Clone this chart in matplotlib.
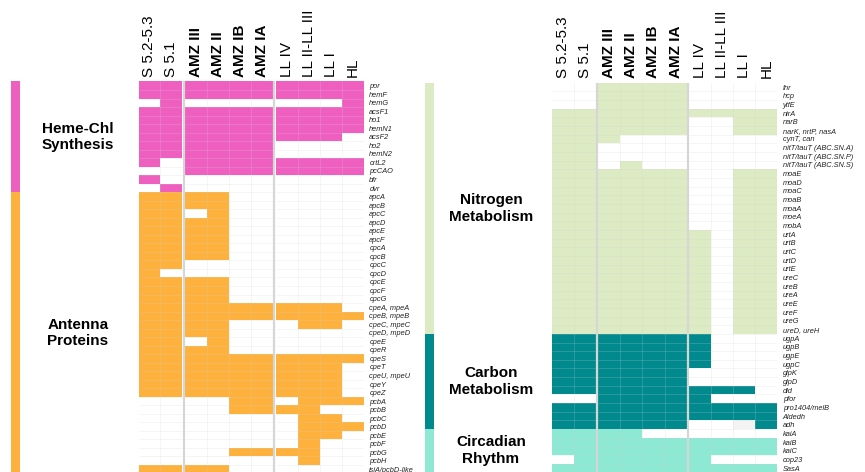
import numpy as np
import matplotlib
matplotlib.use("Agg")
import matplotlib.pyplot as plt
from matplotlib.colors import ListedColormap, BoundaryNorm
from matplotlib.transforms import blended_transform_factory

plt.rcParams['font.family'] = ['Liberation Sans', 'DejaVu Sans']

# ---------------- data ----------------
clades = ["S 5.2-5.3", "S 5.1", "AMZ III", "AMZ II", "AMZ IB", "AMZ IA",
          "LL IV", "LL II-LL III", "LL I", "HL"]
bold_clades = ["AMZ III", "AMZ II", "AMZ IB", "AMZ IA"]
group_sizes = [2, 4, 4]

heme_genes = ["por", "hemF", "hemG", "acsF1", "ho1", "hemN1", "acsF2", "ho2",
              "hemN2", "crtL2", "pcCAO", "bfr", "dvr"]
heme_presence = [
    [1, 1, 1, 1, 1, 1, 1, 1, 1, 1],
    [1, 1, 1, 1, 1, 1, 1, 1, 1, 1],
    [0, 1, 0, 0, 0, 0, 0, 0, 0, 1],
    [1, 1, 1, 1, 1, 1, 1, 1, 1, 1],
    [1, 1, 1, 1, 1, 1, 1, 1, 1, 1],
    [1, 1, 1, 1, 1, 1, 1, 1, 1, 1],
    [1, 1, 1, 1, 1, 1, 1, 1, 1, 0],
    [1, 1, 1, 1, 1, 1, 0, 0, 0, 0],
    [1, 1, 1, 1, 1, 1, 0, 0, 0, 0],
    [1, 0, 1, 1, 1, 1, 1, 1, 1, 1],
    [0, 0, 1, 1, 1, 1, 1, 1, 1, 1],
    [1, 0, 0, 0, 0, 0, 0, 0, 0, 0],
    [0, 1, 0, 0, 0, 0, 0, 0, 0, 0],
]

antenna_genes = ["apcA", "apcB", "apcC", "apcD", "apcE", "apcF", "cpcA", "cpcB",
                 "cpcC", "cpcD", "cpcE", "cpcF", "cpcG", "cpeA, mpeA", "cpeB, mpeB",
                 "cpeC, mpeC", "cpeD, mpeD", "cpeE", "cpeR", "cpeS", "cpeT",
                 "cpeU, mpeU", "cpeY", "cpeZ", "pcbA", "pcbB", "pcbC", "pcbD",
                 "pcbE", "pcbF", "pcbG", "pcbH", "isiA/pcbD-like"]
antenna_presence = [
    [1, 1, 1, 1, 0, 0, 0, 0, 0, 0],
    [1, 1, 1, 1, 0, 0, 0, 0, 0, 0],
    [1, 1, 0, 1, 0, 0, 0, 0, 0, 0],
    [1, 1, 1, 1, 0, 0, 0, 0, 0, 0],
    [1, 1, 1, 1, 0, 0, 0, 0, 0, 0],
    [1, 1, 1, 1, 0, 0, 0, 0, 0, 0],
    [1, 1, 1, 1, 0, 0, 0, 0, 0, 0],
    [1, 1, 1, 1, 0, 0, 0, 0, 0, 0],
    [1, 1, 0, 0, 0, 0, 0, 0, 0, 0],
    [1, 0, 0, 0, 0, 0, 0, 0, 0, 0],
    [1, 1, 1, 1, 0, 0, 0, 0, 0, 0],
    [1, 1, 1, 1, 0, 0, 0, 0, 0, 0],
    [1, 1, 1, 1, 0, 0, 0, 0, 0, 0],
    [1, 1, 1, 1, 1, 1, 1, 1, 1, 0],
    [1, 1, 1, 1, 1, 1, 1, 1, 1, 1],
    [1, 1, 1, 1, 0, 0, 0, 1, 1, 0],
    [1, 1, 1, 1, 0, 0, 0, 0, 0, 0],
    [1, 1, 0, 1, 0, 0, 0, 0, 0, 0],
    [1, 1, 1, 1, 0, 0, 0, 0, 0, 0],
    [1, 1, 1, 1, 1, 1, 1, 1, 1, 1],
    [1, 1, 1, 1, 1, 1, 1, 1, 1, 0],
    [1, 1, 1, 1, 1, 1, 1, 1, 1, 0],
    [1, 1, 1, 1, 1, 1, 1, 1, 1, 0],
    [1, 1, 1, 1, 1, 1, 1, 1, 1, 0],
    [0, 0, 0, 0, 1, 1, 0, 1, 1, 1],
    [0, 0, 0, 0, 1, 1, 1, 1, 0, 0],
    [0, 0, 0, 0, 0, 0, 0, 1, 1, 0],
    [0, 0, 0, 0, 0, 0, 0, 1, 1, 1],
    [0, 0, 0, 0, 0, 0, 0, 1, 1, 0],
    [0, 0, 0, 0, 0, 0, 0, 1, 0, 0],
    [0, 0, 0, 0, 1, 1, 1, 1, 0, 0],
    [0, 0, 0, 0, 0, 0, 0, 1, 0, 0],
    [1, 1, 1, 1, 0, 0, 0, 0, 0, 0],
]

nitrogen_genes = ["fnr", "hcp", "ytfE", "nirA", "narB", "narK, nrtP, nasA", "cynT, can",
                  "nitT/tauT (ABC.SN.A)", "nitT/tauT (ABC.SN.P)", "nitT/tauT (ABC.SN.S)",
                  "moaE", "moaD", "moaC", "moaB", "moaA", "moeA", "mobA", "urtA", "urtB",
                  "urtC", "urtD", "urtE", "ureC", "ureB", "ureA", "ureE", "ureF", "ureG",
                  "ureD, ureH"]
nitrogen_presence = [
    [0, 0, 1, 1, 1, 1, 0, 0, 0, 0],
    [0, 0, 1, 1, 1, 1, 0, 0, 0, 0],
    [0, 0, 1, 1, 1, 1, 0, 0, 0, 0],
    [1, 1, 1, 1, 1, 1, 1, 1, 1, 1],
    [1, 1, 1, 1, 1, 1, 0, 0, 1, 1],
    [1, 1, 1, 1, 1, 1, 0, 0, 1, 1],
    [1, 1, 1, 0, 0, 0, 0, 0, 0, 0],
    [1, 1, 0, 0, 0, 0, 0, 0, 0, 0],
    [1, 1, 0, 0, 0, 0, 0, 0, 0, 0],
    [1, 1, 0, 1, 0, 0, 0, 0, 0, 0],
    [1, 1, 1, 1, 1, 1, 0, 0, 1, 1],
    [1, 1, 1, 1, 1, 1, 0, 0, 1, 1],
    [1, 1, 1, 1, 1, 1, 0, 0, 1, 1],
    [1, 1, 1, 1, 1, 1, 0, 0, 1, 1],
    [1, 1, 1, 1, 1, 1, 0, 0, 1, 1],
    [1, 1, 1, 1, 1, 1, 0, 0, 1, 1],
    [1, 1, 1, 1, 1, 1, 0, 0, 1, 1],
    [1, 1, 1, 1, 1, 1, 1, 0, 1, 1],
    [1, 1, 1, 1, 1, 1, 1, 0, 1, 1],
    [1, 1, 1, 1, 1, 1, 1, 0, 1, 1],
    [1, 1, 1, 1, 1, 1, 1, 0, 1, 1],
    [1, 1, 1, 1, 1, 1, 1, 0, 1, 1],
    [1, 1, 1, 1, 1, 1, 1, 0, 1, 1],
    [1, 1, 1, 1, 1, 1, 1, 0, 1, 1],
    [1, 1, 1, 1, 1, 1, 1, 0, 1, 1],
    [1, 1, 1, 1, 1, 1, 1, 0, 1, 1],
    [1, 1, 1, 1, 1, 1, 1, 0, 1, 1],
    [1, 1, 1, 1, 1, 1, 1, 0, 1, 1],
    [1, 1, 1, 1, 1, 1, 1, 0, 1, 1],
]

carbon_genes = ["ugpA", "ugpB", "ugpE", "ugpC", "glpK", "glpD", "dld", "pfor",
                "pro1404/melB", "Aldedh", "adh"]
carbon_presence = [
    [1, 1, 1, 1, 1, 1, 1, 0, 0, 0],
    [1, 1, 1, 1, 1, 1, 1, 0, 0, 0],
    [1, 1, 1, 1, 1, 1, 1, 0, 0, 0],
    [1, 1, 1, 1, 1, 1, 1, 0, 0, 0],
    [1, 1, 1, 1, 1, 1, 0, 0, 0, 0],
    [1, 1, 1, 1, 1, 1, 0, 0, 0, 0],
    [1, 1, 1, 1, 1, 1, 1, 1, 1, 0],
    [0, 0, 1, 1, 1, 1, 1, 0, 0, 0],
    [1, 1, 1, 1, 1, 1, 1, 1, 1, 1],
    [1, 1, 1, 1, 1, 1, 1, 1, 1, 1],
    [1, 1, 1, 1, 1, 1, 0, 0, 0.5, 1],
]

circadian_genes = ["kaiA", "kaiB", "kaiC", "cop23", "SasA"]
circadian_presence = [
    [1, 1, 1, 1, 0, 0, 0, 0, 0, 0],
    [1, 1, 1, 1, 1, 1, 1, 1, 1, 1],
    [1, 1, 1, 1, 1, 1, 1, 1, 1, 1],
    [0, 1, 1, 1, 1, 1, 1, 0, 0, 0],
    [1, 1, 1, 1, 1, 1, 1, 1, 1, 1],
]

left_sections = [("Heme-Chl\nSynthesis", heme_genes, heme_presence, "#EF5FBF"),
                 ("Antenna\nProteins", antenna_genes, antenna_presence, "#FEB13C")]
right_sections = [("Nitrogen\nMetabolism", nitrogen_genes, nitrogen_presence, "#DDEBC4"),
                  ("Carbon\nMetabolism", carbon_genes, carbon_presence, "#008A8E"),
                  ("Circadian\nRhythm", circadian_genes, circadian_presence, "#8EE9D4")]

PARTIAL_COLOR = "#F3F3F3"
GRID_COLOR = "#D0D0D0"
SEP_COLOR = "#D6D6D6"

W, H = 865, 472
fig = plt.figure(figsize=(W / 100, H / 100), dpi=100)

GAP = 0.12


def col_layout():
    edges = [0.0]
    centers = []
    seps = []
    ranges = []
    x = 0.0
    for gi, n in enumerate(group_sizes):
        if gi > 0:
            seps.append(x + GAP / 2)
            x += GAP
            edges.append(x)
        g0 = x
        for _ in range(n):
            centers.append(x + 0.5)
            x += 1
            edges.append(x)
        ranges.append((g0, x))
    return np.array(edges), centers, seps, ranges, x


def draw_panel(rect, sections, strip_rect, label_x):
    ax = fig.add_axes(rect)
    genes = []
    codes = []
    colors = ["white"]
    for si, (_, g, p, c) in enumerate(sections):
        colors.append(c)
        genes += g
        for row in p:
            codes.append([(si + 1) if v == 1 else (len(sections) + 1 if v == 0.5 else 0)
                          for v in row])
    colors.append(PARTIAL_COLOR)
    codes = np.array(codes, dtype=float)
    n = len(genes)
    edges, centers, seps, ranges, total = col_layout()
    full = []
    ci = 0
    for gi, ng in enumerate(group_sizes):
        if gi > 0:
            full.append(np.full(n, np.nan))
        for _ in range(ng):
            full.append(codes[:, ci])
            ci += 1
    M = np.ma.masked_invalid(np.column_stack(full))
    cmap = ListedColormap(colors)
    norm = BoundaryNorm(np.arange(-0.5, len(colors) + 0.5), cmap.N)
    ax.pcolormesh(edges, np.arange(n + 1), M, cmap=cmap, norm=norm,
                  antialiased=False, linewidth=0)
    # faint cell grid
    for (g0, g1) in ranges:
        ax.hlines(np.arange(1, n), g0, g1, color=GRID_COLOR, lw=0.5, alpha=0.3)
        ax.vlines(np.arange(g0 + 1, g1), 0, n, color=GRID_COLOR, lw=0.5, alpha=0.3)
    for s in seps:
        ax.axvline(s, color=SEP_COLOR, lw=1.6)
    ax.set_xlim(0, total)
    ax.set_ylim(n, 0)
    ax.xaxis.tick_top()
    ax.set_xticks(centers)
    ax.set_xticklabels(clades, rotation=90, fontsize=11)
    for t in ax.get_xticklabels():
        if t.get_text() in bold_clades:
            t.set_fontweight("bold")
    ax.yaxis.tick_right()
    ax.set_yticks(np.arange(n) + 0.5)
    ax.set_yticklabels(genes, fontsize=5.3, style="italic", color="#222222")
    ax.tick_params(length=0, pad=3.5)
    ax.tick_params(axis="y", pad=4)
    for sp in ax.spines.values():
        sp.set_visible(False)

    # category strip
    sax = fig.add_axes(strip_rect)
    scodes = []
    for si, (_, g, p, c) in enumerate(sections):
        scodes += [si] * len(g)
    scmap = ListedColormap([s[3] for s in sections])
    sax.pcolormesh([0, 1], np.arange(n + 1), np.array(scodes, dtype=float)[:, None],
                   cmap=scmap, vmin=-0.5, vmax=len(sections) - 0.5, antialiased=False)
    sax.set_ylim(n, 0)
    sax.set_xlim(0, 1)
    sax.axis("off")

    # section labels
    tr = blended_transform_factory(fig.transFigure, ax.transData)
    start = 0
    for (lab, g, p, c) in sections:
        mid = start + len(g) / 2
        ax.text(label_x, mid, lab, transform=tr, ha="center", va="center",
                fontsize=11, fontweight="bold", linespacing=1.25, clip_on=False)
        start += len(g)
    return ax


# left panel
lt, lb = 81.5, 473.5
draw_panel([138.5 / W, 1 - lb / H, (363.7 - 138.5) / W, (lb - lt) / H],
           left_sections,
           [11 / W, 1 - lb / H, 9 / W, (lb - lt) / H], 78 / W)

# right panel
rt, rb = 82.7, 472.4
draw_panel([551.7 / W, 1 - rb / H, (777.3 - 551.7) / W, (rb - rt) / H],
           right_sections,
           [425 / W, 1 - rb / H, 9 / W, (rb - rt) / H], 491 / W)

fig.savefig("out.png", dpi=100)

· · ·

OBJECTIVE → Everything from the top line of the data down to and including the line with "group_sizes = [2, 4, 4]" is to be copied, except the pictures.

PROBLEM SOLUTION →
Clone this chart in matplotlib.
import numpy as np
import matplotlib
matplotlib.use("Agg")
import matplotlib.pyplot as plt
from matplotlib.colors import ListedColormap, BoundaryNorm
from matplotlib.transforms import blended_transform_factory

plt.rcParams['font.family'] = ['Liberation Sans', 'DejaVu Sans']

# ---------------- data ----------------
clades = ["S 5.2-5.3", "S 5.1", "AMZ III", "AMZ II", "AMZ IB", "AMZ IA",
          "LL IV", "LL II-LL III", "LL I", "HL"]
bold_clades = ["AMZ III", "AMZ II", "AMZ IB", "AMZ IA"]
group_sizes = [2, 4, 4]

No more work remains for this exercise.